Resiliência: como interpretá-la?
Nas definições de resiliência é possível notar certas variações de significado que exercem papel fundamental na compreensão desse atributo tão relevante para a vida humana.
Para começar, a resiliência pode ser pensada como uma qualidade que permite superar eventos negativos. Aqui o que se destaca é a ideia de que o indivíduo vence a dificuldade, revelando-se superior a ela. Parece produtivo incrementar tal concepção, contudo, entendendo a resiliência como uma disposição humana para a aprendizagem na adversidade, apesar da adversidade ou mesmo por causa dela. Agora não está em jogo apenas o ato de vencer ou dominar a experiência negativa, mas sair dela com ganhos morais ou psicológicos. Para exemplificar a diferença de matiz entrevista nas duas noções: é possível superar uma crise financeira sem necessariamente sair dela mais forte ou maduro.
Mas não seria também o caso de considerar a existência de situações particularmente hostis, miseráveis ou hediondas, às vezes irrevogáveis, que não são propriamente vencidas, mas suportadas? Existem dores com as quais se convive até o último dia. Admitir isso e enfrentá-lo pode ser estimado também como uma forma de sabedoria. Talvez aqui não se trate exatamente de vencer, mas de, um pouco mais modestamente, não sucumbir àquilo que destrói. Num mundo em que o discurso da vitória se mostra tantas vezes frívolo e perverso, em que a superação é fetiche e o fracasso é tabu, torna-se imperioso chamar a atenção para o aspecto processual e humano da resiliência, para o que ela tem de limitado e descontínuo. Em outras palavras, é especialmente válida a concepção de resiliência como espírito combativo e capacidade de enfrentamento, de maneira que fica enfatizado não tanto o resultado, quanto o processo, com os inevitáveis altos e baixos. Manifestar resiliência é insistir na luta. Lamentar a escuridão, mas também procurar, por alguma via, acender uma luz.
Posto tudo isso, a ideia de resiliência como habilidade de adaptação à vida só se torna adequada se se concebe tal adaptação como incomodada, questionadora e construtiva. Como seria uma pessoa bem adaptada a uma sociedade que se apresenta, em muito, como sombriamente consumista, materialista, desigual e competitiva? Se resiliência é característica positiva, implica sentimento de desadaptação, confronto, ainda que silencioso e anônimo, com os males que nos sufocam.

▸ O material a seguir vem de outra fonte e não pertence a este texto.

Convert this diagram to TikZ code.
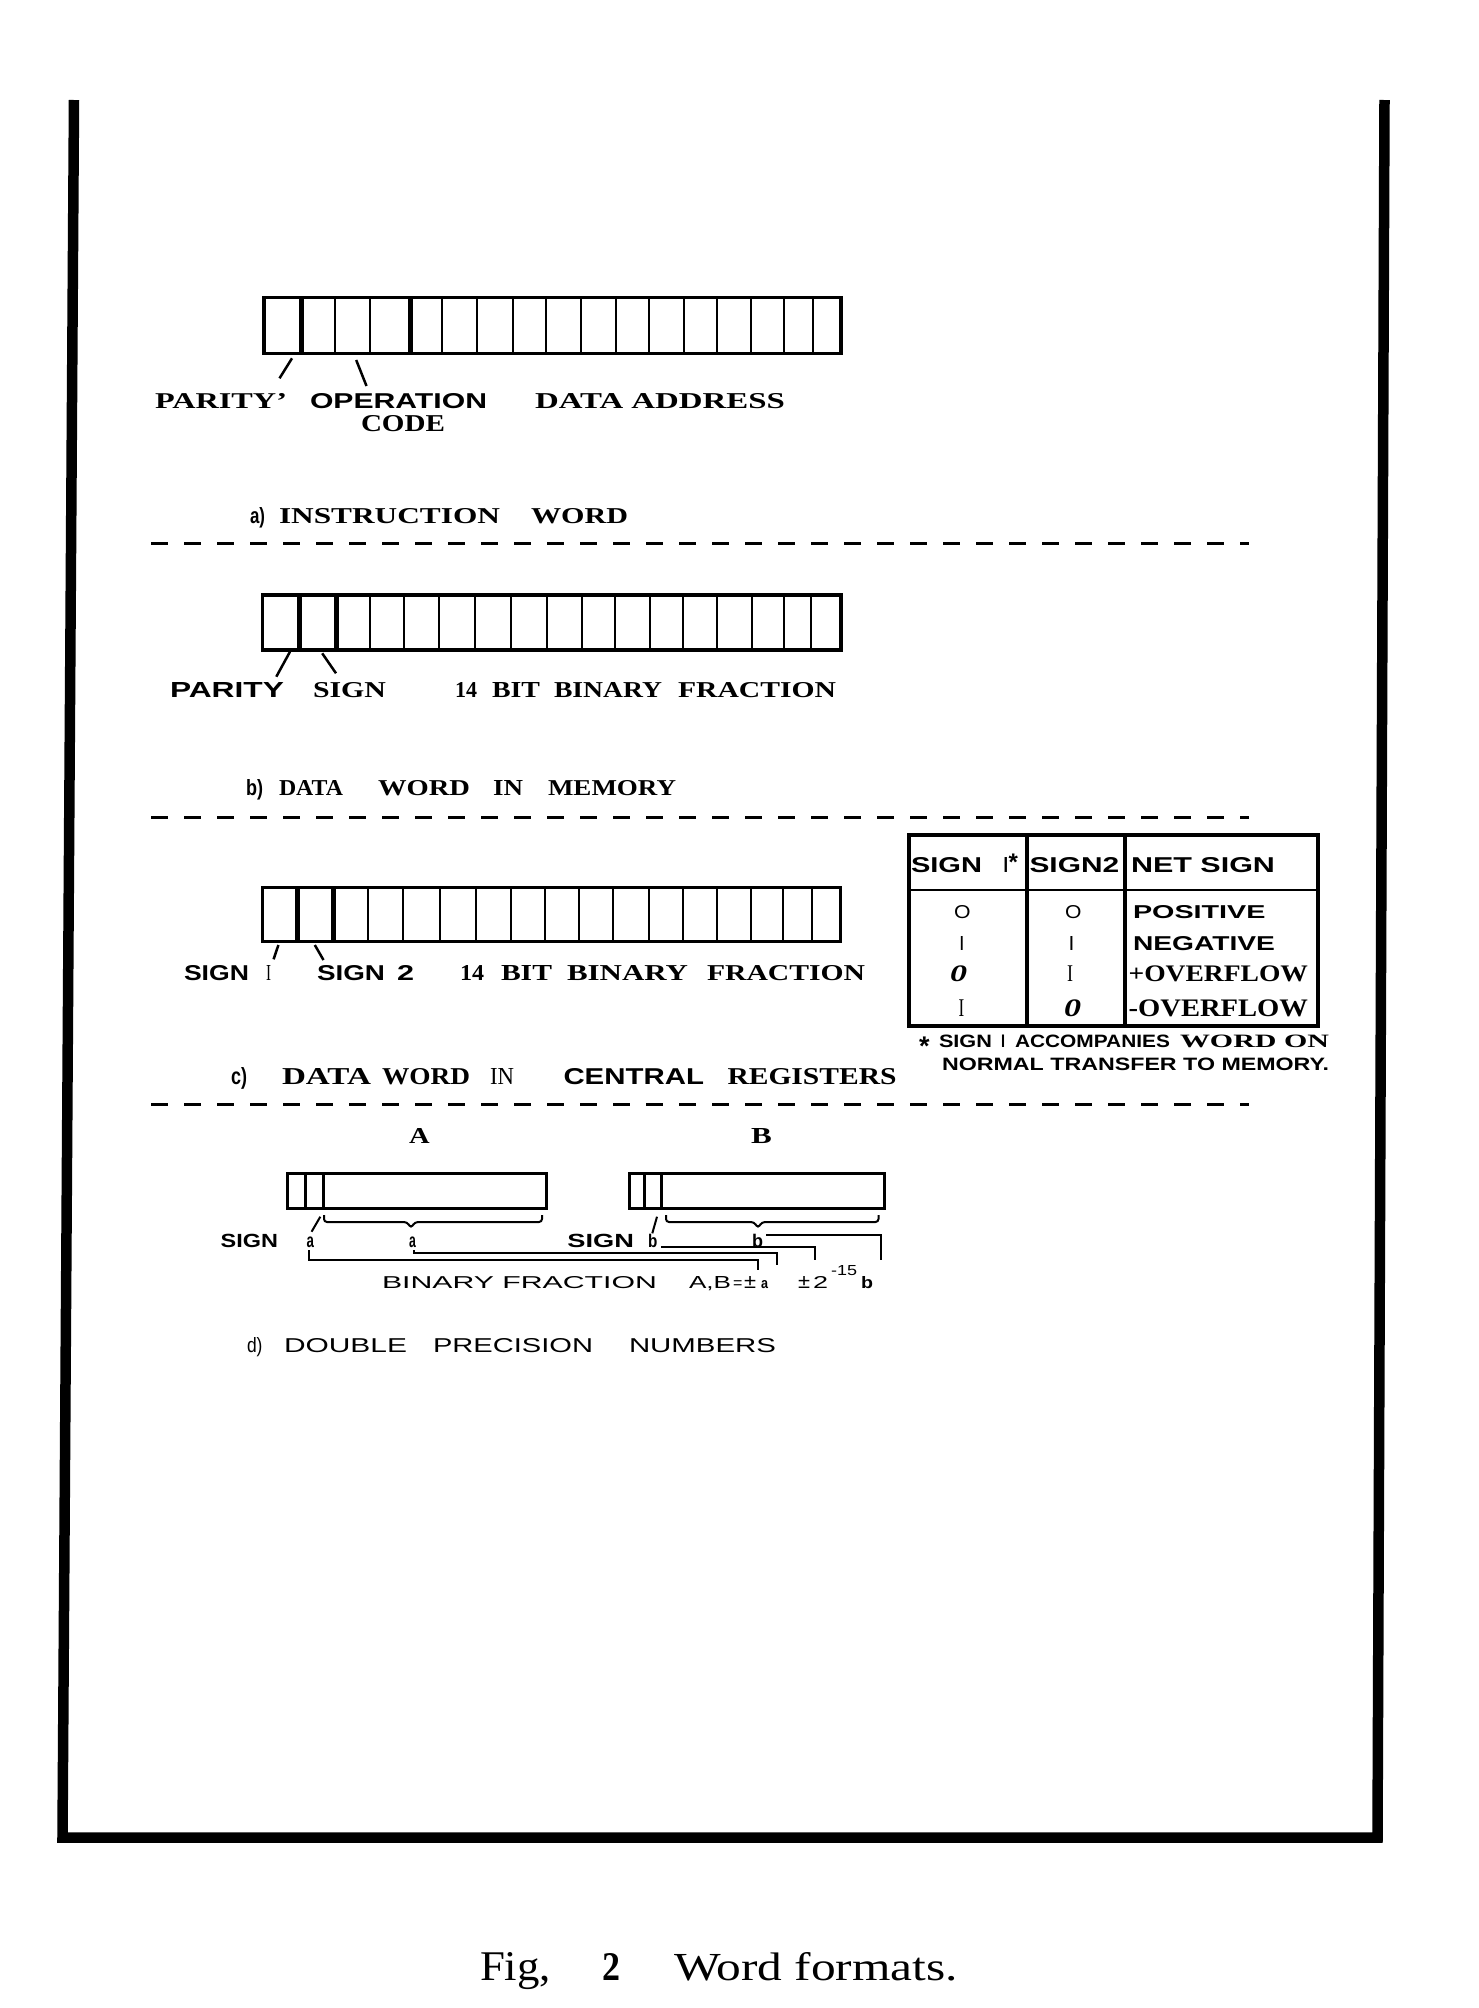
\documentclass[tikz,border=0pt]{standalone}
\usepackage{fontspec}
\usepackage{graphicx}
\setmainfont{Liberation Serif}
\newfontfamily\lsans{Liberation Sans}
\newcommand\fb[3]{\resizebox{#1pt}{#2pt}{#3}}
\newcommand\fSR{\bfseries}
\newcommand\fSS{\lsans\bfseries}
\newcommand\fSI{\bfseries\itshape}
\begin{document}
\begin{tikzpicture}[x=1pt,y=-1pt,
  lbl/.style={anchor=base west,inner sep=0pt,outer sep=0pt},
  wbox/.style={line width=3.5pt},
  thindiv/.style={line width=2pt},
  thickdiv/.style={line width=5pt},
  slash/.style={line width=2.5pt},
  conn/.style={line width=2pt},
  sepline/.style={line width=3pt,dash pattern=on 17pt off 16pt},
  framel/.style={line width=10.5pt,line join=miter}]
\fill[white] (0,0) rectangle (1478,2008);
\useasboundingbox (0,0) rectangle (1478,2008);

% frame
\draw[framel] (74,100) -- (62.5,1837.5) -- (1377.5,1837.5) -- (1384.5,100);

% ---------- a) instruction word ----------
\draw[wbox] (263.8,297.3) rectangle (841.1,353.3);
\foreach \x in {335.3,370.1,442.4,477.2,512.5,546.4,581.2,615.6,649.1,683.5,716.9,751.3,783.9,812.9}
  \draw[thindiv] (\x,297.3) -- (\x,353.3);
\foreach \x in {301.8,410.3} \draw[thickdiv] (\x,297.3) -- (\x,353.3);
\draw[slash] (292,358.3) -- (279.5,378.3);
\draw[slash] (356.2,360) -- (366.5,386);
\node[lbl] (pa) at (155,408) {\fb{132}{15}{\fSR PARITY'}};
\node[lbl] (op) at (310,408) {\fb{177}{15}{\fSS OPERATION}};
\node[lbl] (cd) at (361,431) {\fb{84}{16}{\fSR CODE}};
\node[lbl] (da) at (535,408) {\fb{250}{15}{\fSR DATA ADDRESS}};
\node[lbl] (ta1) at (250,523) {\fb{15}{16}{\fSS a)}};
\node[lbl] (ta2) at (279,523) {\fb{221}{15}{\fSR INSTRUCTION}};
\node[lbl] (ta3) at (531,523) {\fb{97}{15}{\fSR WORD}};
\draw[sepline] (151,543) -- (1249,543);

% ---------- b) data word in memory ----------
\draw[wbox] (262.5,595) rectangle (841.1,650);
\foreach \x in {369.5,403.9,439.3,475.1,510.5,547.2,581.6,615.2,649.6,682.7,717.1,751.6,783.7,811.2}
  \draw[thindiv] (\x,595) -- (\x,650);
\foreach \x in {299.2,336} \draw[thickdiv] (\x,595) -- (\x,650);
\draw[slash] (290,651.7) -- (276.3,676.7);
\draw[slash] (322.2,653.3) -- (336,673.3);
\node[lbl] (pb) at (170,697) {\fb{114}{15}{\fSS PARITY}};
\node[lbl] (sb) at (313,697) {\fb{73}{15}{\fSR SIGN}};
\node[lbl] (fb1) at (455,697) {\fb{22}{15}{\fSR 14}};
\node[lbl] (fb2) at (492,697) {\fb{48}{15}{\fSR BIT}};
\node[lbl] (fb3) at (554,697) {\fb{108}{15}{\fSR BINARY}};
\node[lbl] (fb4) at (678,697) {\fb{158}{15}{\fSR FRACTION}};
\node[lbl] (tb1) at (246,795) {\fb{17}{16}{\fSS b)}};
\node[lbl] (tb2) at (279,795) {\fb{64}{15}{\fSR DATA}};
\node[lbl] (tb3) at (378,795) {\fb{92}{15}{\fSR WORD}};
\node[lbl] (tb4) at (493,795) {\fb{30}{15}{\fSR IN}};
\node[lbl] (tb5) at (548,795) {\fb{128}{15}{\fSR MEMORY}};
\draw[sepline] (151,817) -- (1249,817);

% ---------- c) data word in central registers ----------
\draw[wbox] (262.4,887.3) rectangle (840.7,941.7);
\foreach \x in {368.1,403,439.9,475.7,511.1,545,579,612.9,649.2,683.2,717.1,751,782.5,811.6}
  \draw[thindiv] (\x,887.3) -- (\x,941.7);
\foreach \x in {297.8,333.2} \draw[thickdiv] (\x,887.3) -- (\x,941.7);
\draw[slash] (278.4,945) -- (273.6,959.3);
\draw[slash] (314.8,945) -- (323.5,960);
\node[lbl] (sc1) at (184,980) {\fb{65}{15}{\fSS SIGN}};
\node[lbl] (sc1i) at (266,980) {\fb{5}{15}{I}};
\node[lbl] (sc2) at (317,980) {\fb{68}{15}{\fSS SIGN}};
\node[lbl] (sc2n) at (397,980) {\fb{17}{15}{\fSS 2}};
\node[lbl] (fc1) at (460,980) {\fb{24}{15}{\fSR 14}};
\node[lbl] (fc2) at (501,980) {\fb{51}{15}{\fSR BIT}};
\node[lbl] (fc3) at (567,980) {\fb{121}{15}{\fSR BINARY}};
\node[lbl] (fc4) at (707,980) {\fb{158}{15}{\fSR FRACTION}};
\node[lbl] (tc1) at (231,1084) {\fb{16}{17}{\fSS c)}};
\node[lbl] (tc2) at (282,1084) {\fb{89}{16}{\fSR DATA}};
\node[lbl] (tc3) at (382,1084) {\fb{88}{16}{\fSR WORD}};
\node[lbl] (tc4) at (490,1084) {\fb{24}{16}{IN}};
\node[lbl] (tc5) at (563.5,1084) {\fb{140.5}{16}{\fSS CENTRAL}};
\node[lbl] (tc6) at (727.5,1084) {\fb{169}{16}{\fSR REGISTERS}};
\draw[sepline] (151,1104) -- (1249,1104);

% ---------- sign table ----------
\draw[wbox] (909,835) rectangle (1318,1026);
\draw[wbox] (1027,835) -- (1027,1026);
\draw[wbox] (1125,835) -- (1125,1026);
\draw[line width=2.5pt] (909,890) -- (1318,890);
\node[lbl] (th1) at (911,872) {\fb{71}{15}{\fSS SIGN}};
\node[lbl] (th1i) at (1003.5,872) {\fb{4.5}{15}{\fSS I}};
\node[lbl] (th1s) at (1008.5,870.5) {\fontsize{24}{24}\selectfont\fSS *};
\node[lbl] (th2) at (1029.5,872) {\fb{89.7}{15}{\fSS SIGN2}};
\node[lbl] (th3) at (1131,872) {\fb{144}{15}{\fSS NET SIGN}};
\node[lbl] (r1a) at (954,918.3) {\fb{16.5}{13}{\lsans O}};
\node[lbl] (r1b) at (1065,918.3) {\fb{16.4}{13}{\lsans O}};
\node[lbl] (r1c) at (1133,918.3) {\fb{132.5}{13}{\fSS POSITIVE}};
\node[lbl] (r2a) at (960,950) {\fb{3.5}{14}{\fSS I}};
\node[lbl] (r2b) at (1069.6,950) {\fb{3.8}{14}{\fSS I}};
\node[lbl] (r2c) at (1133,950) {\fb{142}{14}{\fSS NEGATIVE}};
\node[lbl] (r3a) at (950,981.7) {\fb{17}{15.7}{\fSI 0}};
\node[lbl] (r3b) at (1067,981.7) {\fb{6}{15.7}{I}};
\node[lbl] (r3c) at (1128.6,981.7) {\fb{179.4}{15.7}{\fSR +OVERFLOW}};
\node[lbl] (r4a) at (958.7,1016.7) {\fb{5.7}{16.7}{I}};
\node[lbl] (r4b) at (1064,1016.7) {\fb{17}{16.7}{\fSI 0}};
\node[lbl] (r4c) at (1128.6,1016.7) {\fb{179.4}{16.7}{\fSR -OVERFLOW}};
% footnote
\node[lbl] (fn1) at (919,1055) {\fontsize{27}{27}\selectfont\fSS *};
\node[lbl] (fn2) at (939,1047) {\fb{53}{12.5}{\fSS SIGN}};
\node[lbl] (fn3) at (1001,1047) {\fb{4}{12.5}{\fSS I}};
\node[lbl] (fn4) at (1015,1047) {\fb{155}{12.5}{\fSS ACCOMPANIES}};
\node[lbl] (fn5) at (1180,1047) {\fb{149}{12.5}{\fSR WORD ON}};
\node[lbl] (fn7) at (942,1070) {\fb{387}{12.5}{\fSS NORMAL TRANSFER TO MEMORY.}};

% ---------- d) double precision numbers ----------
\node[lbl] (lA) at (409,1143) {\fb{20.6}{15}{\fSR A}};
\node[lbl] (lB) at (751,1143) {\fb{20.7}{15}{\fSR B}};
\draw[wbox,line width=3pt] (287.2,1173.3) rectangle (546.7,1208.3);
\draw[line width=2.5pt] (305.6,1173.3) -- (305.6,1208.3);
\draw[line width=3pt] (323,1173.3) -- (323,1208.3);
\draw[wbox,line width=3pt] (629.4,1173.3) rectangle (884,1208.3);
\draw[line width=2.5pt] (644.5,1173.3) -- (644.5,1208.3);
\draw[line width=3pt] (661.5,1173.3) -- (661.5,1208.3);
% braces
\draw[conn,rounded corners=3pt] (324,1215) -- (324,1222) -- (407,1222) -- (411,1228) -- (415,1222) -- (542,1222) -- (542,1215);
\draw[conn,rounded corners=3pt] (666,1215) -- (666,1222) -- (754,1222) -- (758,1228) -- (762,1222) -- (878.5,1222) -- (878.5,1215);
\draw[slash,line width=2pt] (320.3,1216.7) -- (311.6,1231.7);
\draw[slash,line width=2pt] (657,1216.7) -- (652.3,1233.3);
\node[lbl] (dsa) at (220.7,1247.5) {\fb{57.3}{13.3}{\fSS SIGN}};
\node[lbl] (dsaa) at (306.5,1247.5) {\fb{7.4}{10.6}{\fSS a}};
\node[lbl] (dca) at (409,1247.5) {\fb{6.8}{10.6}{\fSS a}};
\node[lbl] (dsb) at (567.4,1247.5) {\fb{66.6}{13.3}{\fSS SIGN}};
\node[lbl] (dsbb) at (648,1247.5) {\fb{9.3}{13.3}{\fSS b}};
\node[lbl] (dcb) at (752,1247.5) {\fb{11}{13.3}{\fSS b}};
% connecting lines
\draw[conn] (413.5,1250) -- (413.5,1253) -- (777,1253) -- (777,1265);
\draw[conn] (308.8,1250) -- (308.8,1260) -- (758,1260) -- (758,1270);
\draw[conn] (661,1246.7) -- (815,1246.7) -- (815,1260);
\draw[conn] (766,1235) -- (881,1235) -- (881,1260);
% formula
\node[lbl] (bf1) at (382,1288) {\fb{275}{12}{\lsans BINARY FRACTION}};
\node[lbl] (bf2) at (689,1288) {\fb{42}{12}{\lsans A,B}};
\node[lbl] (bf3) at (733,1288) {\fontsize{16}{16}\selectfont\lsans =};
\node[lbl] (bf4) at (744,1288) {\fb{12}{12}{\lsans ±}};
\node[lbl] (bf5) at (761,1288) {\fb{7}{8}{\lsans\bfseries a}};
\node[lbl] (bf6) at (798,1288) {\fb{12}{12}{\lsans ±}};
\node[lbl] (bf7) at (813,1288) {\fb{15}{12}{\lsans 2}};
\node[lbl] (bf8) at (831,1275) {\fb{26}{10}{\lsans -15}};
\node[lbl] (bf9) at (861,1288) {\fb{12}{12}{\lsans\bfseries b}};
\node[lbl] (td1) at (247,1352) {\fb{15.5}{15}{\lsans d)}};
\node[lbl] (td2) at (284,1352) {\fb{123}{14}{\lsans DOUBLE}};
\node[lbl] (td3) at (433,1352) {\fb{160}{14}{\lsans PRECISION}};
\node[lbl] (td4) at (629,1352) {\fb{147}{14}{\lsans NUMBERS}};

% ---------- caption ----------
\node[lbl] (cap1) at (480,1980) {\fb{71}{28}{Fig,}};
\node[lbl] (cap2) at (602,1980) {\fb{18}{27}{\bfseries 2}};
\node[lbl] (cap3) at (674,1980) {\fb{284}{28}{Word formats.}};
\end{tikzpicture}
\end{document}
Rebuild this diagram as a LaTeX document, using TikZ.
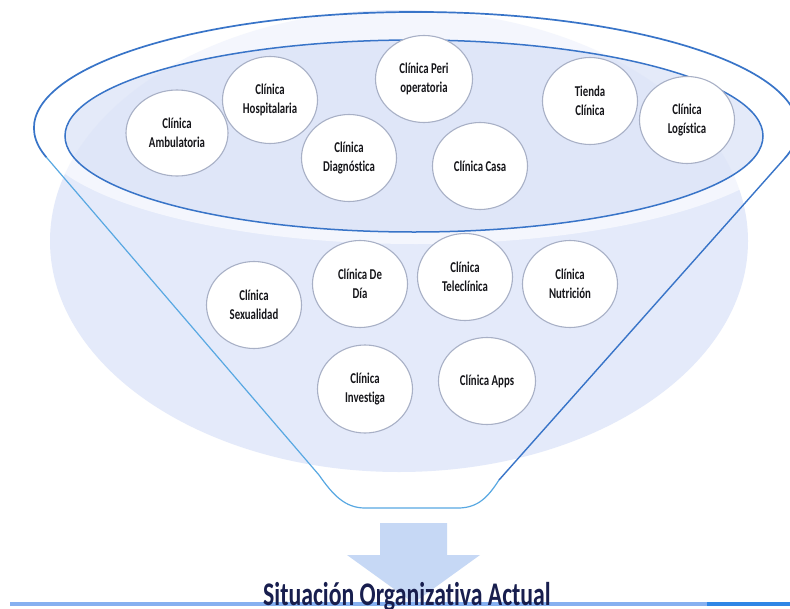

Não nos esqueçamos de dispensar individualismos ingênuos e nocivos: resiliência é dependente de fatores ambientais, intrapessoais e sociais. Ninguém demonstra resiliência simplesmente porque nasceu com tal atributo. Ninguém se faz resiliente sozinho. Não por acaso, para que os discursos institucionais de valorização da resiliência – provenham eles dos campos educacionais, científicos, políticos, religiosos ou familiares – não se exibam como tagarelice sentimental vazia, ideológica, é imprescindível aliá-los a práticas e políticas públicas que incentivem a percepção e a vivência de vínculos coletivos solidários.